Stafford FM is a local community radio station serving Stafford, Staffordshire, England. It broadcasts on 107.3 FM and online. The station was one of two to apply in 2014 for an FM community radio licence to cover Stafford. The other was BFBS.

On 3 October 2014, Ofcom announced that both applications had been successful and that 5-year full-time licences will be awarded.

History

1990s 
There have been a number of volunteer-run radio broadcasting projects in the area at intervals over nearly 20 years, and many of the volunteers have taken part in several of them. An experimental project called the Stafford Broadcasting Society, organised by the late Robert Leighton (an electronics engineer and part-time presenter on Radio Caroline) carried out a restricted service licence (RSL) broadcast in the mid-1990s, using a transmitter near Hopton.

2001-2003 
Stafford FM was first set up in 2001 following conversations between its founders, former Signal Radio presenter Ray Crowther and local businessman Richard Lamont. A team of ex-Signal presenters was assembled, including Stu Haycock and Paul Heath, and 28-day RSL FM trials followed, serving Stafford and the surrounding area from studios in Gaol Mews and a transmitter near Hopton. It aimed to gain a permanent small-scale commercial radio licence from the then regulator, the Radio Authority. A total of four RSLs at six-month intervals were carried out between 2001 and 2003. By then the Radio Authority had been replaced by Ofcom, which announced that no more small-scale commercial radio licences were going to be handed out, so the project was put on ice indefinitely.

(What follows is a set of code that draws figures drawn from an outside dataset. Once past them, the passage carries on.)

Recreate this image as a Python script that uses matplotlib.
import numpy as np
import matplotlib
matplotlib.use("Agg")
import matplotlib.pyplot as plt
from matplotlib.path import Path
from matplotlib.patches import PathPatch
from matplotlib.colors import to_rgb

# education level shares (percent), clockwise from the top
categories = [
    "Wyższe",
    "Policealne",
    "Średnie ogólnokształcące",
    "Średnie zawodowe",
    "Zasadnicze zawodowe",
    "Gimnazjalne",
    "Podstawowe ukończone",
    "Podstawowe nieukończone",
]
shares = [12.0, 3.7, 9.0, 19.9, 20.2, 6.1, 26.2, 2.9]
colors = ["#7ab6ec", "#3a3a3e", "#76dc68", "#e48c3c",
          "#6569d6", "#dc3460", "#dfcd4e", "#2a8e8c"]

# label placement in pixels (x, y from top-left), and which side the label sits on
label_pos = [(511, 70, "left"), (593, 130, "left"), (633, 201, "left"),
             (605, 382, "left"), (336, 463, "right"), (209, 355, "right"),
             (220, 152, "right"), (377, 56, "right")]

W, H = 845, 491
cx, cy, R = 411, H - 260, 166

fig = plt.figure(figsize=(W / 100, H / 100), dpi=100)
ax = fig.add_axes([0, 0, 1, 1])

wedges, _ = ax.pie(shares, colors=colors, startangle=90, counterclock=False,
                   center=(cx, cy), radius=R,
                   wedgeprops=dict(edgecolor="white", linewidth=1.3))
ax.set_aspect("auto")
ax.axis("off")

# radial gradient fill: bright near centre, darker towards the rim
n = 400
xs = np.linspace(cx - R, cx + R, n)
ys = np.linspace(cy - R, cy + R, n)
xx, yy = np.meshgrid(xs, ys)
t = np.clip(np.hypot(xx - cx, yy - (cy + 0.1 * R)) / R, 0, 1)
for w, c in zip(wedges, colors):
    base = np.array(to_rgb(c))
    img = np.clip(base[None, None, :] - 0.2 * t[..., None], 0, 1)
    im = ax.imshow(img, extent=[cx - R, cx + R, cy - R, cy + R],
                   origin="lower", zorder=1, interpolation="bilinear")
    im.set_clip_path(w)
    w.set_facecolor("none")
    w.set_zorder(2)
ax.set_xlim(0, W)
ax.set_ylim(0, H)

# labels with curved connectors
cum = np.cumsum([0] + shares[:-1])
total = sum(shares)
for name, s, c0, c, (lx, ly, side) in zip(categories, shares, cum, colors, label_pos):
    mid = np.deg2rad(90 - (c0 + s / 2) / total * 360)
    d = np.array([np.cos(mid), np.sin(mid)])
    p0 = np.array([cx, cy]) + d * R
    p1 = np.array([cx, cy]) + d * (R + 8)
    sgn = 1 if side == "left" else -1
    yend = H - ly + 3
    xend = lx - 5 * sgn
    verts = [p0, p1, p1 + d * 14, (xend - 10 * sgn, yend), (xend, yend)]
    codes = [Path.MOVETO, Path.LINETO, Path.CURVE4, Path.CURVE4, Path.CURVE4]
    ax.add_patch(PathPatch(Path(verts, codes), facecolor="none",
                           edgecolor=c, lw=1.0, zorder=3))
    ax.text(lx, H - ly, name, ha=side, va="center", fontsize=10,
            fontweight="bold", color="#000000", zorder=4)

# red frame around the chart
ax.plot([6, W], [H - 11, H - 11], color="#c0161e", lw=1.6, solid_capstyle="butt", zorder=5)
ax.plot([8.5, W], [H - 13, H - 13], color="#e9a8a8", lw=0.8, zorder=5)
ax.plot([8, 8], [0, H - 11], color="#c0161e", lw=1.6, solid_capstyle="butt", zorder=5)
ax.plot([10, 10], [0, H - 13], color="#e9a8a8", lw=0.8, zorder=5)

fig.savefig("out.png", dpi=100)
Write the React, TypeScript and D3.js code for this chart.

Between 2003 and 2012, Super Radio was in operation. Broadcasting by streaming on the internet, the station kept local radio in Stafford going.

2011-2012 
Stafford FM re-emerged as a community station in 2011, launching online. At the time, the station was based in studios on Marston Road, Stafford. While at the Marston Road studios, the station held three RSL licences, using a transmitter at the same Hopton site as the earlier project. This was in an attempt to gain a community radio licence for the town.

XL FM 
As a result of having to leave the studio building in December 2012, Stafford FM went off air for a time, until, on Sunday 3 February 2013, the station re-launched as XL FM. This was branded under a re-structuring, and the station promised a variety of shows and a wide range of music. However, it was announced on 19 August 2013 that the station would revert to its original name.

Stafford FM Present Day 
Stafford FM broadcast its eighth and final FM trail (RSL) for 28 days from Monday 31 March 2014 on 87.7 FM, using a transmitter at Mount Street in the town centre. After being awarded a full-time community FM licence from the broadcasting regulator (Ofcom) in October 2014, the station commenced full-time broadcasting on 107.3 FM at noon on Saturday 25 April 2015 with a live broadcast from the towns Market Square. In a nod to Signal Radio, one of the stations founders, Ray Crowther, launched the full time radio station with the song ‘Beautiful Noise’ by Neil Diamond. 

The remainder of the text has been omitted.